Regarding the array of excellent range of stories about vampires and weres and zombies, I felt ghosts in particular, and other paranormal creatures in general, were under represented. I discovered through research, that wraiths and specters as misty, insubstantial being was a modern perception, in the distant past, the unquiet dead– sometimes unquiet for reasons of murder or malice, sometimes from bewilderment–were corporeal.
So what if these paranormalities for some reason began to invade and appear in our normal world? Most citizens no doubt would demand exorcism, but an exorcist like Lillie should also strive for justice for the dead:
I sprawled on my behind on the grass. Johnny, on his knees beside me, busy with safety harness, said quietly, “That was damned risky, Lillie. Why did you do that?”
“Justice,” I said and toppled, down a tunnel of trubled voices into the dark.

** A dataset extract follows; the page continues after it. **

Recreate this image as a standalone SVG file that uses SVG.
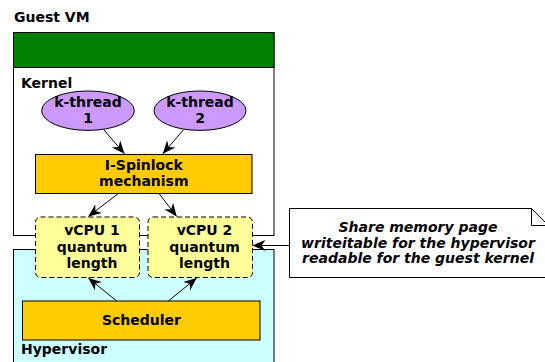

Later, after a reviving whiff of oxygen and while I hunched in a blanket in the open doors of the second ambulance, I told him.
“Her sister pushed her. You’ll have to order them to dredge the well. Her bones are down there,” I said between chattering teeth while a paramedic, deprived of providing more substantial first aid and forced to cope with Johnny’s interference, cleaned and tut-tutted over the cut on my brow and applied fresh tape.
Johnny wrapped my shaking paws around a styrofoam cup. “Here, get this inside you…I spoke with the father. There was another daughter. She disappeared about fifty years ago. The woman we met, the eldest daughter, told everyone she saw her sister abducted, snatched off the sidewalk while the two of them played hop scotch. Bundled inot a car by a man who sped off.”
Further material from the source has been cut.